| Short task |
Scan the records for the string "with"; copy each line where it occurs.

| Data provided |
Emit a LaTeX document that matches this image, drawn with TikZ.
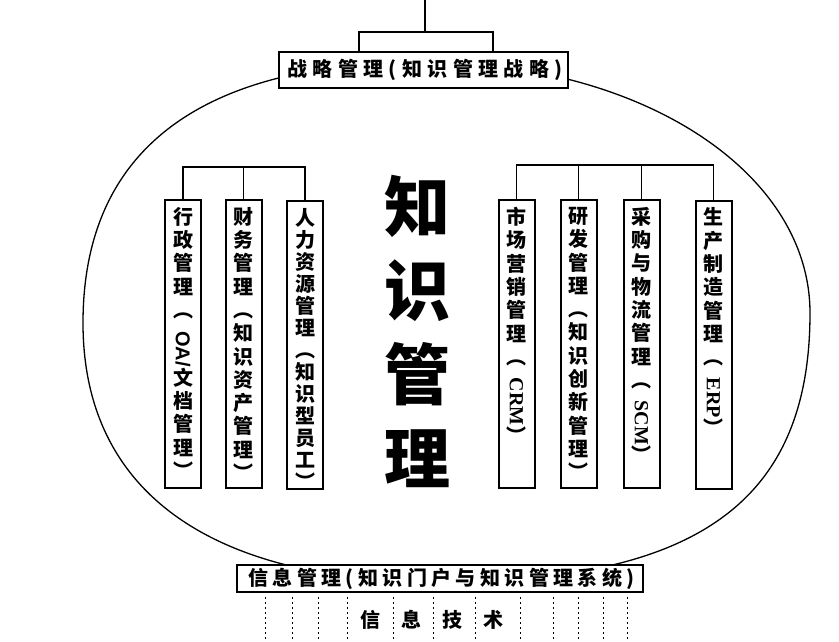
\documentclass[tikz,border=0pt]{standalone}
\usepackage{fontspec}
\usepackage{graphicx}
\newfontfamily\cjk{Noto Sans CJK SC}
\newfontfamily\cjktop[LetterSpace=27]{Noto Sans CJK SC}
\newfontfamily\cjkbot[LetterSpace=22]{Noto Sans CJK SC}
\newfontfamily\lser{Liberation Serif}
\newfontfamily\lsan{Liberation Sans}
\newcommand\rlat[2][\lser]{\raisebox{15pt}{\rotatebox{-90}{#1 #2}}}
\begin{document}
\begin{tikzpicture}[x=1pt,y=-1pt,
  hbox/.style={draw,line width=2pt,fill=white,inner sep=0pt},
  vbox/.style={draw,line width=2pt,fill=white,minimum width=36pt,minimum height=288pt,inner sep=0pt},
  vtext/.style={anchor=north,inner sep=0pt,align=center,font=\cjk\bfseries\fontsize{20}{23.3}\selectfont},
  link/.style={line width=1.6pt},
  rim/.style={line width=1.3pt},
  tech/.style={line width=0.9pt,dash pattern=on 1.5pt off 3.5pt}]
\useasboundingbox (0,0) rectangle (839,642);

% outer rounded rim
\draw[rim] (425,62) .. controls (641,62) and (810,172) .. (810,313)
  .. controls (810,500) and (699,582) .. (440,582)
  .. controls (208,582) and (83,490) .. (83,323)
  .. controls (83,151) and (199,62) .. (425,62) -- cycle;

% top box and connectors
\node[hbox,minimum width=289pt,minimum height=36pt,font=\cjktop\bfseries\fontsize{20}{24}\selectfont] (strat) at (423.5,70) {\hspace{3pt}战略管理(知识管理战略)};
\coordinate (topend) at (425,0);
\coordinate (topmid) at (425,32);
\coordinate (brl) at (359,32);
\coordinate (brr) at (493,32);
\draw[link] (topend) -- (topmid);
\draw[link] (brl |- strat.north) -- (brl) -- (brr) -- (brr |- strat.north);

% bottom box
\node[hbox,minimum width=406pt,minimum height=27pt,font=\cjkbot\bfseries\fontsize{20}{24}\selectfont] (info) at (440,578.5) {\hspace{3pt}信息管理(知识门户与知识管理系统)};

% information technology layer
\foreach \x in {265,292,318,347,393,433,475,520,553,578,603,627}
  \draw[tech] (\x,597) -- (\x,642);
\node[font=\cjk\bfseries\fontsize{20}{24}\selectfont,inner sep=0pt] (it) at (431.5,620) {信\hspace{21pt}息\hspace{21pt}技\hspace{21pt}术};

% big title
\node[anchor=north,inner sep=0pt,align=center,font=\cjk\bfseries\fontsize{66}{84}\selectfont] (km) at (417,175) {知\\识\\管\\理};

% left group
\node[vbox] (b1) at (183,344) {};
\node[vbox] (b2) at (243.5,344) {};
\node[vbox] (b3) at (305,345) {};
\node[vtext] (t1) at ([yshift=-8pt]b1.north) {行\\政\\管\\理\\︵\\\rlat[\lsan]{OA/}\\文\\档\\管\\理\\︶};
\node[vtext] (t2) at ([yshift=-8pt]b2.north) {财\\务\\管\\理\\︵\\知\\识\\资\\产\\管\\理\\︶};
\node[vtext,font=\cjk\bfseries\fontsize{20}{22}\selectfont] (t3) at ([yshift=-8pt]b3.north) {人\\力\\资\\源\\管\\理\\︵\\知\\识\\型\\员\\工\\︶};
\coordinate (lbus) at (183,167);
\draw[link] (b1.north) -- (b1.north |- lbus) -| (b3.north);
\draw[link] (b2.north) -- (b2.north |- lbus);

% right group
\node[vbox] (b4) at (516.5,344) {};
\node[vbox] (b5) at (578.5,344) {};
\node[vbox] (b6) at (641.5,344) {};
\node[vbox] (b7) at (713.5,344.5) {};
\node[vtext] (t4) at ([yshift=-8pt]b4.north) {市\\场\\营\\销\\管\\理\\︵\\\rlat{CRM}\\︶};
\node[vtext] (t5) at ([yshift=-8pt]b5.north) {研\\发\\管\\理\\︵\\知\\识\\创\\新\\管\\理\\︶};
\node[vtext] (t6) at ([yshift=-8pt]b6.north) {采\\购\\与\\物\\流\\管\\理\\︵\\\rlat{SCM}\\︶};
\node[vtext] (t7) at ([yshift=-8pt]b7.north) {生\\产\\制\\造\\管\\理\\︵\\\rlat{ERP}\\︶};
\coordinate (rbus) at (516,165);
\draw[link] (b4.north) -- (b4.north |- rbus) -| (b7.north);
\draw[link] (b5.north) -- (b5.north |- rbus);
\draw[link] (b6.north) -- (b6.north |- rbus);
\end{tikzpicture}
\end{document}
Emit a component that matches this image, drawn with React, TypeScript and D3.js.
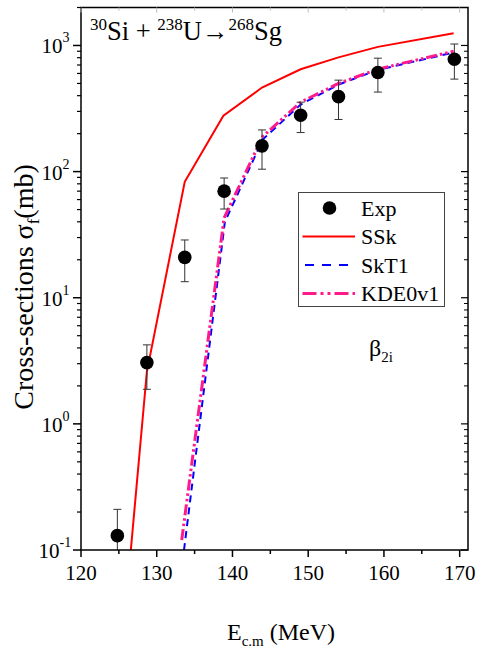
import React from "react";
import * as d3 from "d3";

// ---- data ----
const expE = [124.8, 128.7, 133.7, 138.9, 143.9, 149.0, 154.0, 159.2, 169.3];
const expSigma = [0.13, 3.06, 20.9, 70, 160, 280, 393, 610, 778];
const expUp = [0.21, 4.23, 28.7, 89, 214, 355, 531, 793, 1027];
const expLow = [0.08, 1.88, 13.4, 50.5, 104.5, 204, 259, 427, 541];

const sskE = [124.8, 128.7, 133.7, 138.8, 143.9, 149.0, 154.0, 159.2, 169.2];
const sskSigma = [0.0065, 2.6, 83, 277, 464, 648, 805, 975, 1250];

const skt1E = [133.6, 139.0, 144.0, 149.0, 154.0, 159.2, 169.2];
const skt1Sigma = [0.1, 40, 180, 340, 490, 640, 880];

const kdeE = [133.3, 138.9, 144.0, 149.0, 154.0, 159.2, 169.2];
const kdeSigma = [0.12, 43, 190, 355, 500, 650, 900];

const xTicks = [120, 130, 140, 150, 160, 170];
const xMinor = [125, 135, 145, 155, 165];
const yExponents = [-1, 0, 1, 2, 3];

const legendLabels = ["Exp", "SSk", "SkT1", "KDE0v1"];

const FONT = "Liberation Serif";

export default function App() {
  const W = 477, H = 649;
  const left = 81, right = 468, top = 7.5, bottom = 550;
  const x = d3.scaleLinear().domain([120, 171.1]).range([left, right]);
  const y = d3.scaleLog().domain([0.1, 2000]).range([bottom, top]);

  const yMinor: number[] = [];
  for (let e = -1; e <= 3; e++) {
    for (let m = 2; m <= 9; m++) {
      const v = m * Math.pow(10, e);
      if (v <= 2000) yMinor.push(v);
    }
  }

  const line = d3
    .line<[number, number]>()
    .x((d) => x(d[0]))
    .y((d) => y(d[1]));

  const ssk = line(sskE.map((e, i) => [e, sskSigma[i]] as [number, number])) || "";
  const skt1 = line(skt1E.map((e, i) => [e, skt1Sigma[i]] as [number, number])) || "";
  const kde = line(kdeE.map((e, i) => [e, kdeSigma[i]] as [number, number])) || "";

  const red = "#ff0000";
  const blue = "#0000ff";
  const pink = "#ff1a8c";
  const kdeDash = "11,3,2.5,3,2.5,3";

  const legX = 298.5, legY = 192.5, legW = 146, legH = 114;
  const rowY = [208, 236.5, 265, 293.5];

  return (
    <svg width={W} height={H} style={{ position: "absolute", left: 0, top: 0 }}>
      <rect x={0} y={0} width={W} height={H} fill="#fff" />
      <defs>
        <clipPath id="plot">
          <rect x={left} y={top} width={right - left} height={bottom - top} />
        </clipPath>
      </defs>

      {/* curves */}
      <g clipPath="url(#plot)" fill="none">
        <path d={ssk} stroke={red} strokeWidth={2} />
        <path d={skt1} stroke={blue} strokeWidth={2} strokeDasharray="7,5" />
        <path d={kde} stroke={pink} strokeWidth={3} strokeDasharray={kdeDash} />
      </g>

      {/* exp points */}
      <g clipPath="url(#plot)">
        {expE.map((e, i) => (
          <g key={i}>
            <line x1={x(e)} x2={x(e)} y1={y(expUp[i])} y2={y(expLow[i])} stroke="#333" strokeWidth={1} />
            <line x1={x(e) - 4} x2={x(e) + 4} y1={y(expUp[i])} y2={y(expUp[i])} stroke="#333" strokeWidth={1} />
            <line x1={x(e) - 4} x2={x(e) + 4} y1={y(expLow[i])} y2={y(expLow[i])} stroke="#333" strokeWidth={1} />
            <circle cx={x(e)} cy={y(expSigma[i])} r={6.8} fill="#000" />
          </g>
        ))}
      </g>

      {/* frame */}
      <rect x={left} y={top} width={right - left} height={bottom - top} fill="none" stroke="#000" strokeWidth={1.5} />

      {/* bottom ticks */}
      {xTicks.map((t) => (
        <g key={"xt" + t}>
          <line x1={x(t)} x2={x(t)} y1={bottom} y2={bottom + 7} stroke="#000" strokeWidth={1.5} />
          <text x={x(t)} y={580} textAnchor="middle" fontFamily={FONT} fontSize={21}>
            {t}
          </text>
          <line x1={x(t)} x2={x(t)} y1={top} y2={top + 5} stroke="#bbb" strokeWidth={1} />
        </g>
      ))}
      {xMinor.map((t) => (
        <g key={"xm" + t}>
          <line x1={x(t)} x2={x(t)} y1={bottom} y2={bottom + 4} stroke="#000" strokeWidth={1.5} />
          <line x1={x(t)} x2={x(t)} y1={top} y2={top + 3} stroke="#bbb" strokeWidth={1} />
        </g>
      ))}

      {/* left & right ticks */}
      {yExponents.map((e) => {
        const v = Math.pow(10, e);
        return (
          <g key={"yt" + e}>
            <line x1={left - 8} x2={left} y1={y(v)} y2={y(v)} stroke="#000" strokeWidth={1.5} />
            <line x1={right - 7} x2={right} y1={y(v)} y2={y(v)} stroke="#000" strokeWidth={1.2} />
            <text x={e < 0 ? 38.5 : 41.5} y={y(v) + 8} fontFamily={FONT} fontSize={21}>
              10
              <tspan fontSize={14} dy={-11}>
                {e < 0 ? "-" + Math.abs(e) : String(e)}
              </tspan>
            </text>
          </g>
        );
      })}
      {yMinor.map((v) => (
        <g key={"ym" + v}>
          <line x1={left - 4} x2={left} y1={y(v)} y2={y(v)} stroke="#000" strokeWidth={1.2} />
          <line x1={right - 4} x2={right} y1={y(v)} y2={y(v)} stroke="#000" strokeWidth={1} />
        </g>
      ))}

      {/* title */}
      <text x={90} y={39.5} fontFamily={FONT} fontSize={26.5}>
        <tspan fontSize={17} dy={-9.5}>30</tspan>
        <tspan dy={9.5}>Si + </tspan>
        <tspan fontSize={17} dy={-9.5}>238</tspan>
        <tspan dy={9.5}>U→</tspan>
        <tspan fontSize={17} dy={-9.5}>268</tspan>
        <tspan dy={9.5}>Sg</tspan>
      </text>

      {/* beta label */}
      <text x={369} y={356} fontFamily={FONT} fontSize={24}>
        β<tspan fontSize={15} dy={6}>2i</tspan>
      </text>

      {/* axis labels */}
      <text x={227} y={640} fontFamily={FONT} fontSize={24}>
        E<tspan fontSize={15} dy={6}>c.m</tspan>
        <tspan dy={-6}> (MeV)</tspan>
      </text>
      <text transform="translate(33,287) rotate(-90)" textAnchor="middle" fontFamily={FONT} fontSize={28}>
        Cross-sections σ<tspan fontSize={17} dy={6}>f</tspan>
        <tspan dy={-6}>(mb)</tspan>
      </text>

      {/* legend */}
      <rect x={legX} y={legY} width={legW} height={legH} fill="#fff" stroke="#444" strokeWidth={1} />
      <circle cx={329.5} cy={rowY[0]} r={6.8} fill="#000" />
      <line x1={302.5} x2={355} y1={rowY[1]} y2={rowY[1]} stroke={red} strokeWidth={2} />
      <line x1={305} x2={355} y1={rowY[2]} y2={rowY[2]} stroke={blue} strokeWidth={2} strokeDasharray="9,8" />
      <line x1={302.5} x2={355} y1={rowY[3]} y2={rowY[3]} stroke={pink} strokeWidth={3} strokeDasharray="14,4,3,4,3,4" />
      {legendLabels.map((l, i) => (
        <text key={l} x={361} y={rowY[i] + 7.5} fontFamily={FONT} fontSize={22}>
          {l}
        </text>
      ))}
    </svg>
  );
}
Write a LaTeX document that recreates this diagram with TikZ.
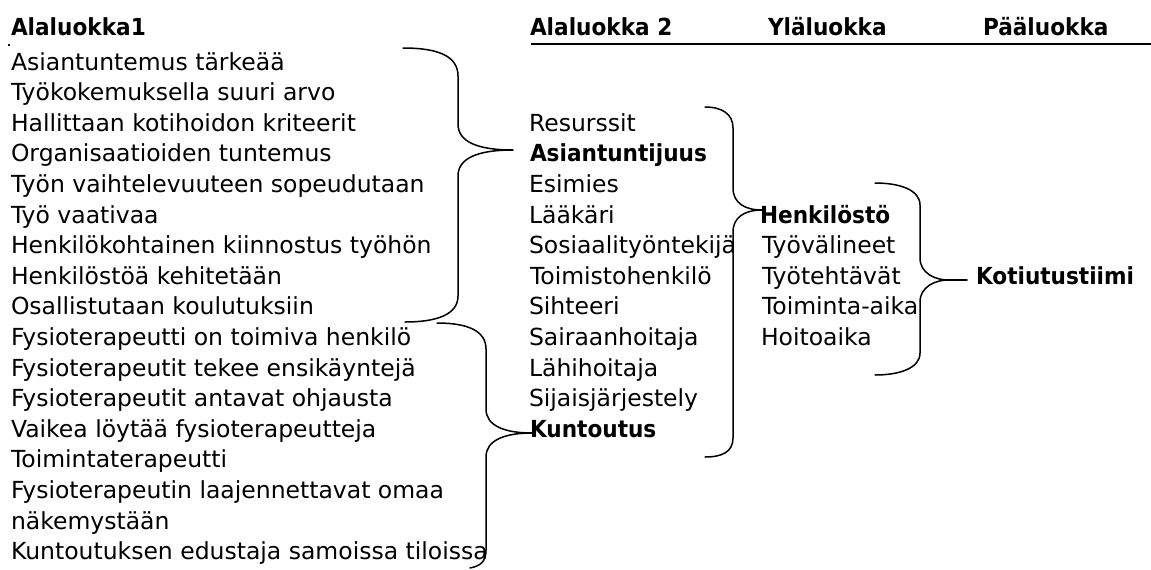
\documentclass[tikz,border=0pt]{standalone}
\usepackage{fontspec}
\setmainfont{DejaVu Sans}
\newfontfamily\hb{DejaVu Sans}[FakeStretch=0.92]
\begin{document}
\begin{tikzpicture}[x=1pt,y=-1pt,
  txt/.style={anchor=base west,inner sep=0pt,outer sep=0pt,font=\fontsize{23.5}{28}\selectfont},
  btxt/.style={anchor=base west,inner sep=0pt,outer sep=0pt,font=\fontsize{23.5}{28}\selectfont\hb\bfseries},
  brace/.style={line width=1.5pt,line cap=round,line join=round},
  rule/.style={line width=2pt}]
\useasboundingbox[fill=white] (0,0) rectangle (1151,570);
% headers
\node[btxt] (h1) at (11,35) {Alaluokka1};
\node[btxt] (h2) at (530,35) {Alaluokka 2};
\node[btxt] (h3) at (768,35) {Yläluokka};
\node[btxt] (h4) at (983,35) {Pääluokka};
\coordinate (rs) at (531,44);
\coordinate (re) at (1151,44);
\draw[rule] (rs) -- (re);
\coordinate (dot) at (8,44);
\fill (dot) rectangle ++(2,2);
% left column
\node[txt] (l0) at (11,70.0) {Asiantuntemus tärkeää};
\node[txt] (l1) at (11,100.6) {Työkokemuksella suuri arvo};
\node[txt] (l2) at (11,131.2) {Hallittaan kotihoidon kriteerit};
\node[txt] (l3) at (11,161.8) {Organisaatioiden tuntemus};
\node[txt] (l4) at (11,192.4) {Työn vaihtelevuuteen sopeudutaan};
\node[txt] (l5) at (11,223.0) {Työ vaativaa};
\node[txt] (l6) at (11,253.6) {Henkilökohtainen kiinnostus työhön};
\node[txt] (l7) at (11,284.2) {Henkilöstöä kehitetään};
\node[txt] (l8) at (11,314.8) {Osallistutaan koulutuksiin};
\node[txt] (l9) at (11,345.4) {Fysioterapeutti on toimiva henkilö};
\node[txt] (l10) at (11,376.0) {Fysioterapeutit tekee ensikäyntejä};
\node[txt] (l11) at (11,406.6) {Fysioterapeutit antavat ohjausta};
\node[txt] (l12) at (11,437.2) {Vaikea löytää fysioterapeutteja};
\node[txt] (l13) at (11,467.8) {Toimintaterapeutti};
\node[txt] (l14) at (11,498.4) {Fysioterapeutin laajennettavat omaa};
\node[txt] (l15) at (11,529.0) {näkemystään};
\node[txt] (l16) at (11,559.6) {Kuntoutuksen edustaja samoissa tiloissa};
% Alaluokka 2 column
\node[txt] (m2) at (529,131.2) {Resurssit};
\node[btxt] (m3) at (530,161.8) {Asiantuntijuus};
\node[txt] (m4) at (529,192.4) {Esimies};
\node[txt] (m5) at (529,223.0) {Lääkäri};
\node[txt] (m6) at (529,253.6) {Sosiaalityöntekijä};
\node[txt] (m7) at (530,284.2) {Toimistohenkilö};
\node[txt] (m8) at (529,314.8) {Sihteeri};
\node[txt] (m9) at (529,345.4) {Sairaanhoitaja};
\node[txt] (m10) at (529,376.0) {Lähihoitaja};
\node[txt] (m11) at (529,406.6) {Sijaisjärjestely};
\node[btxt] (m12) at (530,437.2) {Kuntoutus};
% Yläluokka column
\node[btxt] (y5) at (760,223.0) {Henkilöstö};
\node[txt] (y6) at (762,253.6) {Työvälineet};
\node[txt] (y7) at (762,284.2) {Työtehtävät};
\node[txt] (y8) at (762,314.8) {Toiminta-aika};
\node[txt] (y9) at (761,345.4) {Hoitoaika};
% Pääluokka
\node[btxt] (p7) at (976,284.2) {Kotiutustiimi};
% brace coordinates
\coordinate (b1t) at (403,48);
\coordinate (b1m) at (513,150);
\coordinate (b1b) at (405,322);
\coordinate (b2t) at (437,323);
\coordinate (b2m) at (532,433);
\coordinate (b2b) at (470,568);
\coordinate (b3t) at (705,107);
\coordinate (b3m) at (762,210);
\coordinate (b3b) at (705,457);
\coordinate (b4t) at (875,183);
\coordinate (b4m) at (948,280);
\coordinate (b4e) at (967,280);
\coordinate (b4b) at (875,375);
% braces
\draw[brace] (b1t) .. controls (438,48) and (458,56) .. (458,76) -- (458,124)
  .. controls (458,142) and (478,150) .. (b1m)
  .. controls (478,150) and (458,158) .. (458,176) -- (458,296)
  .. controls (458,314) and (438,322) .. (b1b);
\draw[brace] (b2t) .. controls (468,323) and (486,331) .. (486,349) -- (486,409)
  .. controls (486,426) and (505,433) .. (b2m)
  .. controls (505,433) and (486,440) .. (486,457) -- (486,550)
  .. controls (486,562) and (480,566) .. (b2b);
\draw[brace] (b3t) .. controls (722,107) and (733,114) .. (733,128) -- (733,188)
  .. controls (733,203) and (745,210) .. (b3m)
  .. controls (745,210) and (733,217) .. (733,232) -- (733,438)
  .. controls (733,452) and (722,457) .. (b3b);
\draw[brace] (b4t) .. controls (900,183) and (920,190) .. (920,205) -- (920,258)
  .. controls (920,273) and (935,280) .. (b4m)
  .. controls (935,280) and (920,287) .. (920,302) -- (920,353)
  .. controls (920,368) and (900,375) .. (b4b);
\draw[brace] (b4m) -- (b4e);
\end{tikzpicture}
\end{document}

| Task output |
Emit a LaTeX document that matches this image, drawn with TikZ.
Emit a component that matches this image, drawn with React, TypeScript and D3.js.
Write a LaTeX document that recreates this diagram with TikZ.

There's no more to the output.